**YOUR GOAL**
Please return exactly the run of lines that begins with the line containing "Emit a Python" and ends with the line containing "import plotly.graph_objects as go", pictures excluded.

**LISTED RECORDS**

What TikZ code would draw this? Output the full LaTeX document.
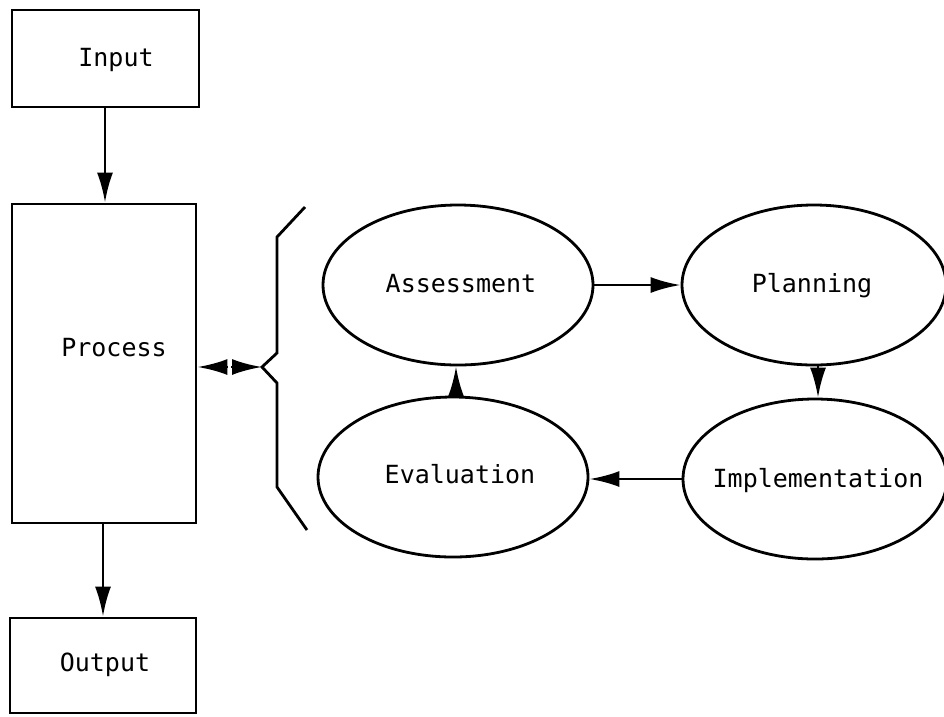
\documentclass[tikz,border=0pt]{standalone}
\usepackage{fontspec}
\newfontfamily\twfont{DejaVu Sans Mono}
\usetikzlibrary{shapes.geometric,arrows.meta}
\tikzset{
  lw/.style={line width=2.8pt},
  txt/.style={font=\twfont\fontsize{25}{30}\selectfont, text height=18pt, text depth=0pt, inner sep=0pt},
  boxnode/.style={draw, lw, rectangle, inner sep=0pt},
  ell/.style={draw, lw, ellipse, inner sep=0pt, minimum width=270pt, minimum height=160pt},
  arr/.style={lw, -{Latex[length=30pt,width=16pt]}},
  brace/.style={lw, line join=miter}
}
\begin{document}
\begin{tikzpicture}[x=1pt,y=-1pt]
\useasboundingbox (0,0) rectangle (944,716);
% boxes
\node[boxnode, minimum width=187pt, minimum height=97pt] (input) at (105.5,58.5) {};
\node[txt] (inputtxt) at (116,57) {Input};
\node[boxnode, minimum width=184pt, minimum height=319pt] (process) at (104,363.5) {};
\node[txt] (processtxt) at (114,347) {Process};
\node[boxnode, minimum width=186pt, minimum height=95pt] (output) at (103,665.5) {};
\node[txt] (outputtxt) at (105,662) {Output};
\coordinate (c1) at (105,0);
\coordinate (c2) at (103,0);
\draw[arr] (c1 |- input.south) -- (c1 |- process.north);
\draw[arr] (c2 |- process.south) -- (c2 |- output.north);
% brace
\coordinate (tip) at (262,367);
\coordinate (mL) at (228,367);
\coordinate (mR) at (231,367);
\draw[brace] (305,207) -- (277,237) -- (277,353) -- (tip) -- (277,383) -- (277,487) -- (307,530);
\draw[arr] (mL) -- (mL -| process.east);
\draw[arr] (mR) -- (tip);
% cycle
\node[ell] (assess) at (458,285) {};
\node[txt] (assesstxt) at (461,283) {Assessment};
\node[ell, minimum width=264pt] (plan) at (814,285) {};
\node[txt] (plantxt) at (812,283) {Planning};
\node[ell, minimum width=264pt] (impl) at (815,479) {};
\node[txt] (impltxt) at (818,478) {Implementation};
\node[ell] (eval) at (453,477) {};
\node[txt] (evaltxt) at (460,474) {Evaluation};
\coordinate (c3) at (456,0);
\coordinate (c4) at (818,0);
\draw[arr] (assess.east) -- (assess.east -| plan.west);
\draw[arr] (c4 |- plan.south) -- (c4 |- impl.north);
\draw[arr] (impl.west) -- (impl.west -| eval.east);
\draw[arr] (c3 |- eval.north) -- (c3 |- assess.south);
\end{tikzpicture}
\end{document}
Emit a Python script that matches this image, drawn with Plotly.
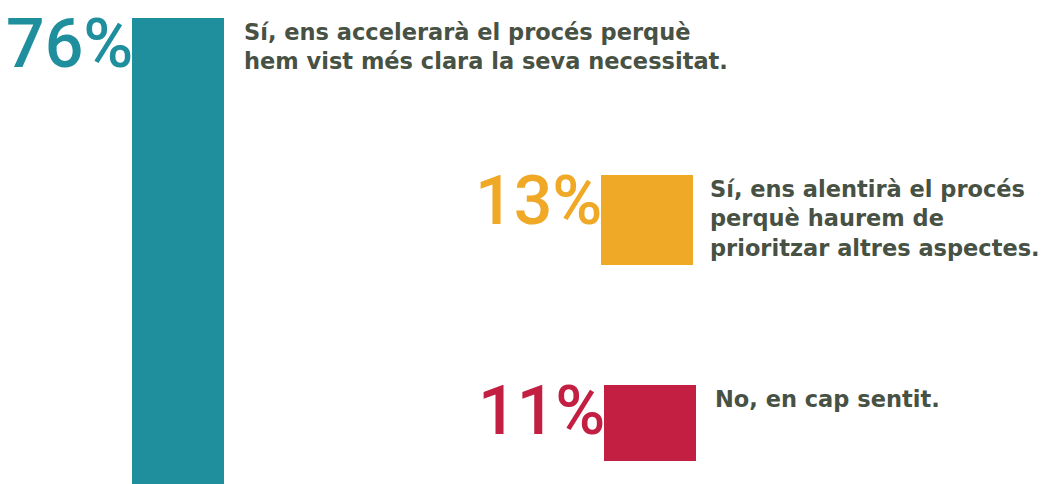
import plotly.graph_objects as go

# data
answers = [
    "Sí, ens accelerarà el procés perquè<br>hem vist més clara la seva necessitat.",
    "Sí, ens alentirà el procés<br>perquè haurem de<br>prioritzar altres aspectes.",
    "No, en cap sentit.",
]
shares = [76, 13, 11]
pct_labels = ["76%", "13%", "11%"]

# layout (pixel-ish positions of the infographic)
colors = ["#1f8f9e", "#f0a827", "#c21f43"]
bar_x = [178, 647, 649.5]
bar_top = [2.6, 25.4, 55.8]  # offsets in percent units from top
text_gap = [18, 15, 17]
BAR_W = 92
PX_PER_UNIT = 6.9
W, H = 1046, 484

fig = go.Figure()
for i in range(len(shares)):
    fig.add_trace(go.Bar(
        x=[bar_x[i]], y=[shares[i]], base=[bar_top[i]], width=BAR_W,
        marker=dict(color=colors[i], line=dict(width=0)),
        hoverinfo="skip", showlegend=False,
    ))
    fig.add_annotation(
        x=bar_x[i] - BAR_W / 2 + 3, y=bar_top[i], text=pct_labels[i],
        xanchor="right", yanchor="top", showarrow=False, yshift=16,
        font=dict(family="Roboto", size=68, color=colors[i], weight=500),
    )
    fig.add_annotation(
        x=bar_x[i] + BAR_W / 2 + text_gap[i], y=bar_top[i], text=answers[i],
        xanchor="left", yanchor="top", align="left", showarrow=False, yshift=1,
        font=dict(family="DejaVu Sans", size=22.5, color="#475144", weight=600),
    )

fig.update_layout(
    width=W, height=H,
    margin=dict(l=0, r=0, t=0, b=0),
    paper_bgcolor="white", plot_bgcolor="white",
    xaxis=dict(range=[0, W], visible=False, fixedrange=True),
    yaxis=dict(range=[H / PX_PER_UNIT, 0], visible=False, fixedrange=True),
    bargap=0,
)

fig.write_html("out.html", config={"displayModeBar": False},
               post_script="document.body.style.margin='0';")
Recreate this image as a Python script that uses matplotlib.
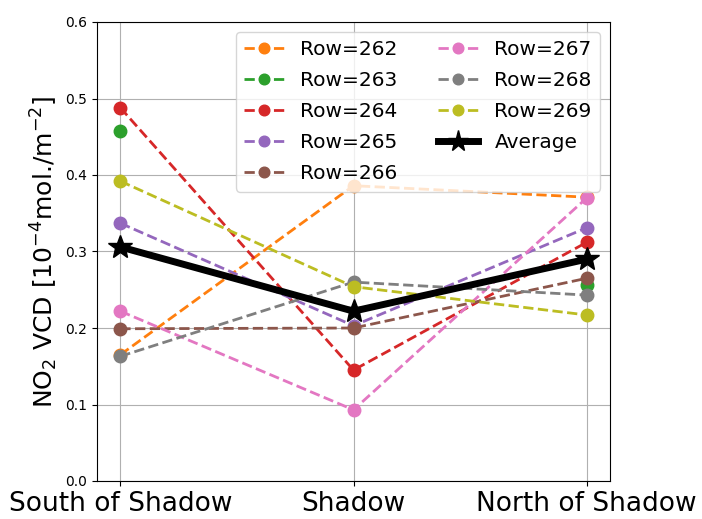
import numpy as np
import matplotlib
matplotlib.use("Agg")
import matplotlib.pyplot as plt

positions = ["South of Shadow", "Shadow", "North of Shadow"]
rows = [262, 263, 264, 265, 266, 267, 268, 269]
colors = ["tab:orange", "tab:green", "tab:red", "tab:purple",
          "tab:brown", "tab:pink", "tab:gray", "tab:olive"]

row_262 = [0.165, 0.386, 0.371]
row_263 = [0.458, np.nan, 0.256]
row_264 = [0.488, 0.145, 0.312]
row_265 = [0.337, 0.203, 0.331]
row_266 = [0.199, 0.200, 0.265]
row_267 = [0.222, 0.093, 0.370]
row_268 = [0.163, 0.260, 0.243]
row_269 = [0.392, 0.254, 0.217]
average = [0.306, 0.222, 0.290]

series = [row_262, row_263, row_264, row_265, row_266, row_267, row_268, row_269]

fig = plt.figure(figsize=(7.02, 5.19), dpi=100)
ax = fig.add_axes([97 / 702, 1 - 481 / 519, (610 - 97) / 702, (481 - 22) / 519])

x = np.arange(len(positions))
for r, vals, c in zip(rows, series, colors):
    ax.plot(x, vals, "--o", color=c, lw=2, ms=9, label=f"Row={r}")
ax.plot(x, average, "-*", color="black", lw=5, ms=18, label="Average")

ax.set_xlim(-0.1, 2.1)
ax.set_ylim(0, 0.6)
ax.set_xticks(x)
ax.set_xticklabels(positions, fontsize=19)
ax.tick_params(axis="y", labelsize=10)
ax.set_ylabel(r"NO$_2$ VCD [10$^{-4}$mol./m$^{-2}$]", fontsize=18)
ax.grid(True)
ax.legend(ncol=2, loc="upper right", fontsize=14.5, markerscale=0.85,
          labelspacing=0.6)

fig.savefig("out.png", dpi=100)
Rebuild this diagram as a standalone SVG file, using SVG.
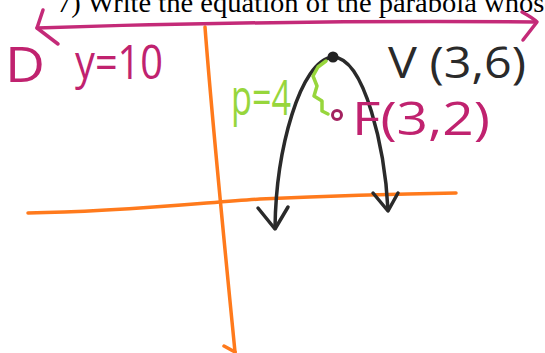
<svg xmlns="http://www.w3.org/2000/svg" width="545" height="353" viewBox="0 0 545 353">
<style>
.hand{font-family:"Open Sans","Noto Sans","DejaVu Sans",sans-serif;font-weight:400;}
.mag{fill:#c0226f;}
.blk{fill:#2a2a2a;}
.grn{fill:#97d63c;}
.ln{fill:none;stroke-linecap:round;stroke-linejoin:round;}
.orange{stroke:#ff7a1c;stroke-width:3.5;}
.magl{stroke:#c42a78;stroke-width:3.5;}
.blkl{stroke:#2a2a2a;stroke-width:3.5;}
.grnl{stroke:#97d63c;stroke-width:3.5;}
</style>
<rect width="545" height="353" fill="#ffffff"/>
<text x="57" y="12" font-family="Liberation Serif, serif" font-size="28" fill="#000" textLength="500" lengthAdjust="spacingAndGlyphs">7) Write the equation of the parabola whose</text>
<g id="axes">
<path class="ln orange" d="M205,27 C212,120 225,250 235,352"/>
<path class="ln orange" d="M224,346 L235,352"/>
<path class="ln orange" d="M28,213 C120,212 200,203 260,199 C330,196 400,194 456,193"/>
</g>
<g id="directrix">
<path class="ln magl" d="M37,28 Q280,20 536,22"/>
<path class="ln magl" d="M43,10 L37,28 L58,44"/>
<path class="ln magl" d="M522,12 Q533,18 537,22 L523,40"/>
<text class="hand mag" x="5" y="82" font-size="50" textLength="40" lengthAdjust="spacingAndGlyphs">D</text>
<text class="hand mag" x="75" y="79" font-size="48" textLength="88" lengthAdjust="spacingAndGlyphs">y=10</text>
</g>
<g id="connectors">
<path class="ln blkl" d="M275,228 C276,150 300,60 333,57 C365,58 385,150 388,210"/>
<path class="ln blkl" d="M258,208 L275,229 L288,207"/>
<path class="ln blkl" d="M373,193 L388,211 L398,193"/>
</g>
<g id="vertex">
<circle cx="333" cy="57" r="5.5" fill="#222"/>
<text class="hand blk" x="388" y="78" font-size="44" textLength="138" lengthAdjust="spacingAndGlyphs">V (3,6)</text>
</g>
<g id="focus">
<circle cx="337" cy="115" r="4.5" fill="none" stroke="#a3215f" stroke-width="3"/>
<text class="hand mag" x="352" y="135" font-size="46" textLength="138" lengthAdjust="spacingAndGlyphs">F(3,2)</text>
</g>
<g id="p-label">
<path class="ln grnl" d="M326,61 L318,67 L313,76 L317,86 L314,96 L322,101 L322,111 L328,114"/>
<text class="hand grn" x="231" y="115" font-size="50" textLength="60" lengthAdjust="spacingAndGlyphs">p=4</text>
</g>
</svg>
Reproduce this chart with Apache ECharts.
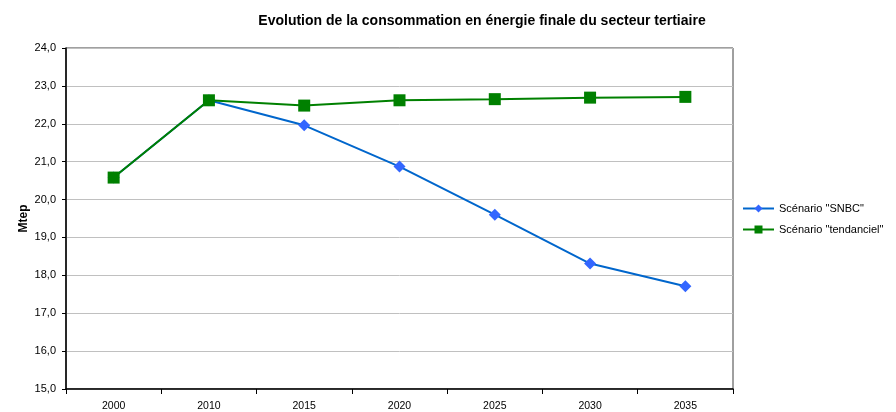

**EXPECTED ANSWER**
Emit a Python script that matches this image, drawn with Plotly.
import plotly.graph_objects as go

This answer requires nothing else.